I have similar issues with going to bed at night. In order for the heat to last while we’re sleeping, we need to make sure that a) the fire has been burning long enough for coals to have formed, which usually means that the house has acquired a certain base layer of warmth that will stick around for a while (thank you, Mr. Insulation Inventor); b) we put enough fresh wood on the fire to burn for several hours; and c) we turn down the air-intake mechanism so that the wood burns as slow as possible and close the flue so that the heat stays in the house better (as opposed to vanishing up the chimney). This is quite an addition to the nighttime routine, which usually just involves brushing, flossing, and putting on pajamas. It also means that we usually have to suffer through an hour or two of intense heat (over 90 degrees, at times) so that the house isn’t freezing cold when we emerge from our bedsheets the next morning (shiver) — the rather undesirable alternative being getting up in the middle of the night to put more wood on, which isn’t very much fun. It’s a lot to think about.

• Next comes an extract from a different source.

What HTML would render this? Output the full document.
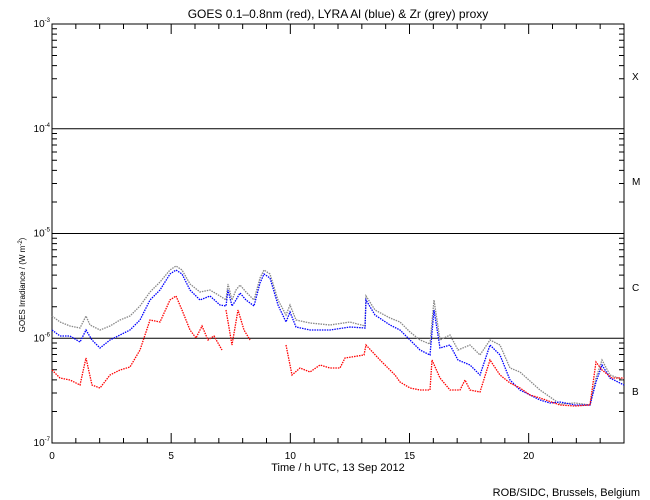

But living with a wood stove isn’t all just extra work and being too hot or too cold all the time (although it is both of those things, for sure). There’s something about it that transcends all those annoyances and inconveniences. When a person has to think so intently about the most basic of necessities, keeping warm, the rest of life’s problems often seem trivial or fleeting in comparison. In that way, spending time with Ashley is just like having a talk with a good friend — it puts things in perspective and cheers you up. It also forces you to slow down. As I learned on that first night of fire building, you can’t hurry a fire. Creating a good one requires you to gather wood carefully, construct the fire skillfully, and wait for the conditions to be just right to add more wood. Even when I’m feeling panicked, like there’s not enough time in the day to get everything done, and negative thoughts are turning over and over in my head, the fire makes me stop, observe, and have patience. It doesn’t care how many schools I have to apply to or errands I have to run or people I have to e-mail — it just exists, or not, depending on your willingness to create it. You can’t ask for a better life lessons to be sitting in the corner of your living room every day.

And as I write these words, I’m sitting across the room from Ashley, hearing her whir and crackle. Those noises, which used to give me fear, are now more comforting than anything else — you’ve got a fire, they say, you’ll be warm tonight, and therefore everything will be okay. Thanks, Ashley, for teaching me that. Now, if you’ll excuse me, I have to go gather some more wood.